Education Chart of the Day & A Question for Governor Mitch Daniels

Blogs, Letters & Testimonials

March 19, 2015

By Michael Dannenberg

Yesterday, we wrote that high school curricular rigor is the number one pre-college influence on postsecondary degree completion — more important than high school grade point average, race, family income, and parent education.

But while college presidents like Purdue University’s Mitch Daniels point to high school academic preparation as an explanation for low postsecondary degree completion levels, the data indicates that similar colleges with similar students get sometimes wildly different results. Now we don’t have student high school course transcripts to match up colleges nationally.  But we do have high school GPA and incoming student SAT/ACT scores by college.  Here’s what we find.

There are colleges with students who have virtually the same SAT scores and high school GPAs that graduate students at wildly different rates.  Purdue and Indiana University have very similar entering average high school GPA among entering freshman (3.60 v. 3.63) and very similar estimated median SAT (1170 v. 1165).  And yet Indiana graduates first time, full time freshmen within four years of initial enrollment at a rate that is 65 percent higher (39.3% v. 54.9%).

4yeargradrates

 

In fairness, Purdue catches up to Indiana when you stretch out the time-to-degree window and look at a period reaching all the way to six years from initial freshman enrollment.  But of course that means that Purdue students have to spend and pay for an additional two years of college.  There’s still the matter of institution effectiveness and efficiency over at least the traditional four-year period.

Heck, for a lot of schools we should be even more upset about institution performance when it comes to six year dropout rates.  The University of Akron, for example, has an African American student dropout rate that’s over 80 percent when considering a period of time that stretches to six years from initial enrollment.  Over 80 percent.

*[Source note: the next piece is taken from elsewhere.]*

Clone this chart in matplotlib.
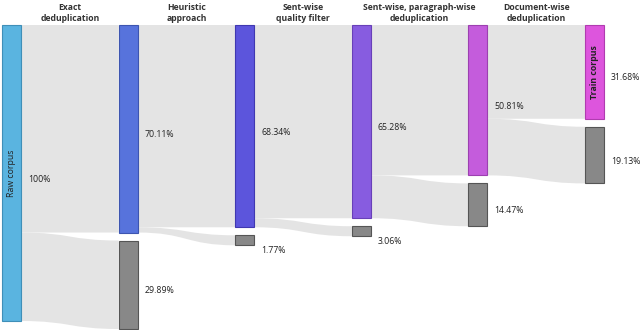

So here’s a question for Mitch Daniels, President George W. Bush’s former Director of the Office of Management and Budget (OMB): Shouldn’t four year degree granting colleges be held more accountable for their performance in exchange for the $180 billion the federal government supplies them each year? Shouldn’t places like the University of Akron be held accountable?

Or does where you stand on accountability in education depend on where you sit?